Cable damascus is a pretty straight forward process, but man is it hard work! I honestly think it is easier to layer a billet and weld it.
 
Cable damascus is a pretty straight forward process, but man is it hard work! I honestly think it is easier to layer a billet and weld it.

I've done a layered damascus project and two cable projects and I would have to say cable was WAAAAAAAAAAAY easier for me. I have no power hammer other than the power in my right arm. The layered damascus was with 6 layers each of 1095 and 15N20. I spent a day and a half heating, fluxing, and hammering this thing.

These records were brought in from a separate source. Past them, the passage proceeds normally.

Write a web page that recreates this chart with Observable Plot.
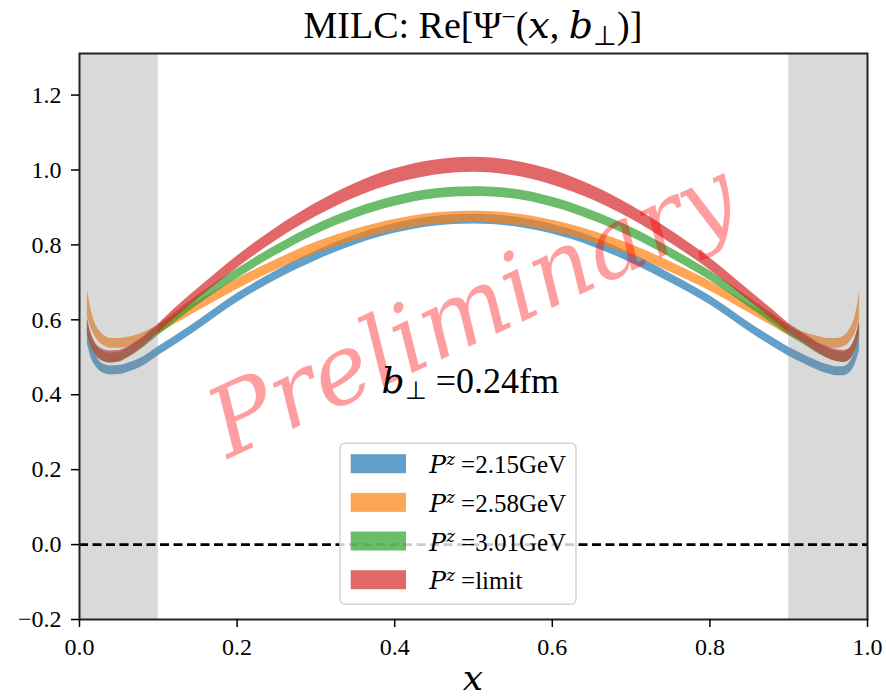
<!DOCTYPE html>
<html><head><meta charset="utf-8">
<script src="https://cdn.jsdelivr.net/npm/d3@7"></script>
<script src="https://cdn.jsdelivr.net/npm/@observablehq/plot@0.6"></script>
<style>
body{margin:0;background:#fff}
#chart{width:886px;height:699px}
</style>
</head><body><div id="chart"></div>
<script>
// ---- data ----
const xs = [0.01,0.015,0.02,0.025,0.03,0.04,0.05,0.06,0.08,0.10,0.12,0.15,0.20,0.25,0.30,0.35,0.40,0.45,0.50,
            0.55,0.60,0.65,0.70,0.75,0.80,0.85,0.88,0.90,0.92,0.94,0.95,0.96,0.97,0.975,0.98,0.985,0.99];
const seriesNames = ["Pz=2.15GeV","Pz=2.58GeV","Pz=3.01GeV","Pz=limit"];
const legendValues = ["2.15GeV","2.58GeV","3.01GeV","limit"];
const blueMid = [.556,.515,.493,.478,.470,.465,.466,.471,.488,.516,.543,.585,.658,.719,.771,.813,.844,.863,.869,
                 .862,.842,.809,.765,.711,.652,.580,.540,.515,.494,.475,.468,.463,.463,.468,.480,.503,.540];
const blueErr = [.020,.018,.015,.013,.012,.012,.012,.012,.012,.012,.012,.012,.012,.012,.013,.013,.013,.013,.013,
                 .013,.013,.013,.013,.012,.012,.012,.012,.012,.012,.012,.012,.012,.012,.013,.015,.018,.020];
const orangeMid = [.645,.600,.572,.556,.546,.537,.537,.540,.552,.574,.599,.636,.695,.747,.792,.827,.853,.870,.875,
                   .869,.851,.823,.787,.741,.690,.630,.594,.570,.553,.541,.537,.537,.543,.551,.566,.592,.640];
const orangeErr = [.035,.024,.018,.016,.014,.013,.013,.013,.013,.012,.012,.013,.014,.014,.015,.015,.015,.015,.015,
                   .015,.015,.015,.014,.014,.013,.012,.012,.012,.013,.013,.013,.013,.014,.016,.018,.024,.035];
const greenMid = [.578,.542,.522,.510,.503,.498,.500,.510,.537,.571,.604,.652,.723,.786,.841,.884,.916,.936,.942,
                  .936,.914,.879,.834,.779,.718,.646,.602,.572,.546,.520,.510,.503,.500,.505,.515,.538,.575];
const greenErr = [.018,.016,.014,.013,.013,.013,.013,.013,.013,.013,.013,.013,.013,.013,.013,.013,.013,.013,.013,
                  .013,.013,.013,.013,.013,.013,.013,.013,.013,.013,.013,.013,.013,.013,.014,.016,.018,.018];
const redMid = [.586,.545,.523,.511,.505,.501,.503,.512,.540,.576,.615,.669,.754,.829,.893,.945,.983,1.006,1.014,
                1.005,.980,.940,.887,.822,.749,.664,.613,.578,.550,.522,.512,.505,.502,.505,.515,.538,.580];
const redErr = [.020,.017,.016,.016,.016,.016,.015,.014,.013,.012,.013,.014,.016,.017,.018,.019,.020,.020,.020,
                .020,.020,.019,.018,.017,.016,.014,.013,.012,.013,.014,.015,.016,.016,.016,.016,.017,.020];
const shadeStart = [0.0, 0.9];
const shadeEnd = [0.1, 1.0];
const xTicks = [0, 0.2, 0.4, 0.6, 0.8, 1.0];
const yTicks = [-0.2, 0, 0.2, 0.4, 0.6, 0.8, 1.0, 1.2];
const refLine = [0];
const annotation = {x: 0.384, y: 0.4035, value: "0.24fm"};
const watermark = [{x: 0.516, y: 0.55, text: "Preliminary"}];

// ---- build ----
const colors = ["#1f77b4","#ff7f0e","#2ca02c","#d62728"];
const mids = [blueMid, orangeMid, greenMid, redMid];
const errs = [blueErr, orangeErr, greenErr, redErr];
const rows = [];
seriesNames.forEach((s, k) => xs.forEach((x, i) => rows.push({series: s, x, lo: mids[k][i] - errs[k][i], hi: mids[k][i] + errs[k][i]})));
const spans = shadeStart.map((a, i) => ({x1: a, x2: shadeEnd[i]}));
const fmt = d3.format(".1f");
const FONT = "Liberation Serif";
const FONT_IT = "DejaVu Serif";

const chart = Plot.plot({
  width: 886, height: 699,
  marginLeft: 79, marginRight: 19, marginTop: 53, marginBottom: 80,
  style: {fontFamily: FONT, fontSize: "24px", background: "white", color: "black", overflow: "visible"},
  x: {domain: [0, 1], label: null},
  y: {domain: [-0.2, 1.311], label: null},
  color: {domain: seriesNames, range: colors},
  marks: [
    Plot.areaY(rows, {x: "x", y1: "lo", y2: "hi", z: "series", fill: "series", fillOpacity: 0.7, curve: "monotone-x"}),
    Plot.rect(spans, {x1: "x1", x2: "x2", fill: "#808080", fillOpacity: 0.3, inset: 0}),
    Plot.ruleY(refLine, {stroke: "black", strokeWidth: 2.6, strokeDasharray: "9,4.5"}),
    Plot.frame({stroke: "#222", strokeWidth: 2}),
    Plot.axisX({ticks: xTicks, tickFormat: fmt, tickSize: 8, tickPadding: 10, strokeWidth: 1.5, fontSize: 24, fontFamily: FONT, fontVariant: "normal", label: null}),
    Plot.axisY({ticks: yTicks, tickFormat: fmt, tickSize: 8, tickPadding: 10, strokeWidth: 1.5, fontSize: 24, fontFamily: FONT, fontVariant: "normal", label: null}),
    Plot.text(watermark, {x: "x", y: "y", text: "text", rotate: -25, fontSize: 96, fontStyle: "italic", fontFamily: FONT_IT,
      fill: "#ff0000", fillOpacity: 0.38, textAnchor: "middle", lineAnchor: "bottom"})
  ]
});
document.getElementById("chart").appendChild(chart);

const svg = d3.select(chart);
const sx = chart.scale("x"), sy = chart.scale("y");

function rich(parent, x, y, parts, size, anchor) {
  const t = parent.append("text").attr("x", x).attr("y", y).attr("font-size", size)
    .attr("text-anchor", anchor || "start").attr("fill", "black").attr("font-family", FONT);
  let shift = 0;
  for (const p of parts) {
    let target = 0, fs = size;
    if (p.sup) { target = -0.34 * size; fs = 0.66 * size; }
    if (p.sub) { target = 0.18 * size; fs = 0.7 * size; }
    const ts = t.append("tspan").text(p.t).attr("font-size", fs);
    if (target - shift !== 0) ts.attr("dy", target - shift);
    if (p.i) ts.attr("font-style", "italic").attr("font-family", FONT_IT);
    shift = target;
  }
  return t;
}

// title
rich(svg, sx.apply(0.5), 38, [{t: "MILC: Re[Ψ"}, {t: "−", sup: 1}, {t: "("}, {t: "x", i: 1}, {t: ", "}, {t: "b", i: 1}, {t: "⊥", sub: 1}, {t: ")]"}], 38, "middle");
// x label
rich(svg, sx.apply(0.5), 690, [{t: "x", i: 1}], 36, "middle");
// annotation
rich(svg, sx.apply(annotation.x), sy.apply(annotation.y), [{t: "b", i: 1}, {t: "⊥", sub: 1}, {t: " =" + annotation.value}], 36, "start");

// legend
const lg = svg.append("g");
lg.append("rect").attr("x", 340).attr("y", 443.3).attr("width", 236).attr("height", 161).attr("rx", 5)
  .attr("fill", "white").attr("fill-opacity", 0.8).attr("stroke", "#d3d3d3").attr("stroke-width", 1.5);
legendValues.forEach((v, i) => {
  const cy = 463.7 + i * 38.67;
  lg.append("rect").attr("x", 350.7).attr("y", cy - 9.5).attr("width", 55.3).attr("height", 19)
    .attr("fill", colors[i]).attr("fill-opacity", 0.7);
  rich(lg, 429.3, cy + 9.6, [{t: "P", i: 1}, {t: "z", i: 1, sup: 1}, {t: " =" + v}], 25, "start");
});
</script></body></html>
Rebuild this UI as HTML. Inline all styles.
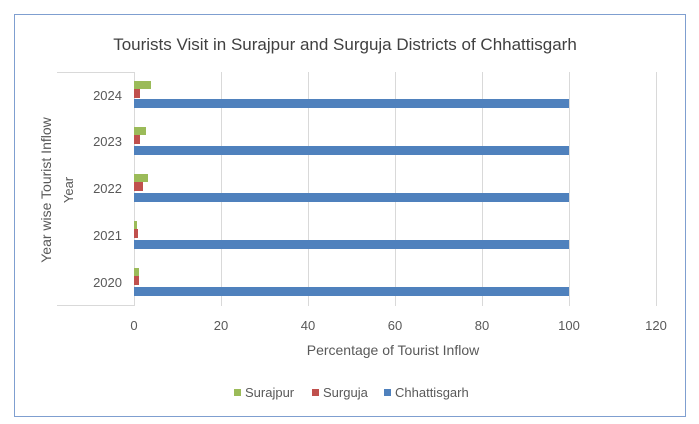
<!DOCTYPE html>
<html><head><style>
body{margin:0;background:#fff;}
svg{display:block;font-family:"Liberation Sans",sans-serif;}
</style></head><body>
<svg width="699" height="424" viewBox="0 0 699 424">
<rect x="0" y="0" width="699" height="424" fill="#fff"/>
<rect x="14.5" y="14.5" width="671" height="402" fill="#fff" stroke="#7f9fd0" stroke-width="1"/>
<text x="345" y="50" text-anchor="middle" font-size="17" fill="#404040">Tourists Visit in Surajpur and Surguja Districts of Chhattisgarh</text>
<g stroke="#d9d9d9" stroke-width="1">
<line x1="221.5" y1="72" x2="221.5" y2="306"/>
<line x1="308.5" y1="72" x2="308.5" y2="306"/>
<line x1="395.5" y1="72" x2="395.5" y2="306"/>
<line x1="482.5" y1="72" x2="482.5" y2="306"/>
<line x1="569.5" y1="72" x2="569.5" y2="306"/>
<line x1="656.5" y1="72" x2="656.5" y2="306"/>
<line x1="134.5" y1="72" x2="134.5" y2="306"/>
<line x1="57" y1="72.5" x2="134" y2="72.5"/>
<line x1="57" y1="305.5" x2="134" y2="305.5"/>
</g>
<g font-size="13" fill="#595959" text-anchor="end">
<text x="122" y="100">2024</text>
<text x="122" y="146">2023</text>
<text x="122" y="193">2022</text>
<text x="122" y="240">2021</text>
<text x="122" y="287">2020</text>
</g>
<g>
<rect x="134" y="81" width="17" height="8" fill="#9bbb59"/><rect x="134" y="89" width="6" height="9" fill="#c0504d"/><rect x="134" y="99" width="435" height="9" fill="#4f81bd"/>
<rect x="134" y="127" width="12" height="8" fill="#9bbb59"/><rect x="134" y="135" width="6" height="9" fill="#c0504d"/><rect x="134" y="146" width="435" height="9" fill="#4f81bd"/>
<rect x="134" y="174" width="14" height="8" fill="#9bbb59"/><rect x="134" y="182" width="9" height="9" fill="#c0504d"/><rect x="134" y="193" width="435" height="9" fill="#4f81bd"/>
<rect x="134" y="221" width="3" height="8" fill="#9bbb59"/><rect x="134" y="229" width="4" height="9" fill="#c0504d"/><rect x="134" y="240" width="435" height="9" fill="#4f81bd"/>
<rect x="134" y="268" width="5" height="8" fill="#9bbb59"/><rect x="134" y="276" width="5" height="9" fill="#c0504d"/><rect x="134" y="287" width="435" height="9" fill="#4f81bd"/>
</g>
<g font-size="13" fill="#595959" text-anchor="middle">
<text x="134" y="330">0</text><text x="221" y="330">20</text><text x="308" y="330">40</text><text x="395" y="330">60</text><text x="482" y="330">80</text><text x="569" y="330">100</text><text x="656" y="330">120</text>
</g>
<text x="393" y="355" text-anchor="middle" font-size="14" fill="#595959">Percentage  of Tourist Inflow</text>
<text transform="translate(51,190) rotate(-90)" text-anchor="middle" font-size="14" fill="#595959">Year wise Tourist Inflow</text>
<text transform="translate(73,190) rotate(-90)" text-anchor="middle" font-size="13" fill="#595959">Year</text>
<g font-size="13" fill="#595959">
<rect x="234" y="389" width="7" height="7" fill="#9bbb59"/><text x="245" y="397">Surajpur</text>
<rect x="312" y="389" width="7" height="7" fill="#c0504d"/><text x="323" y="397">Surguja</text>
<rect x="384" y="389" width="7" height="7" fill="#4f81bd"/><text x="395" y="397">Chhattisgarh</text>
</g>
</svg>
</body></html>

I literally got to where I would heat it to welding temp, hammer it until I physically could not longer grip the hammer, and then put it back in the forge while my arm rested. While the first cable damascus was the blade in this thread. It seemed so easy to get it to weld that I KNEW something was going wrong. I assumed the cable was too soft to be any good as a blade. That is why I did not put more effort into the handle. When I did the knife in the current thread, the process was just as smooth.

Here are pictures of the short sword I made with the layered damascus.





 
Wow so a 12 layer billet? Yikes that would be a crazy hard thing to hammer out. I dont have a power hammer either, or a press for that matter, but I wish i did! I have some cable laying about that i fooled around with when i first got started. Im wondering if maybe I had so much trouble out of it was because of my inexperience? I am wanting to do a cutlass for the Cutlass WIP thread anyway, so a big damascus blade would look cool I think.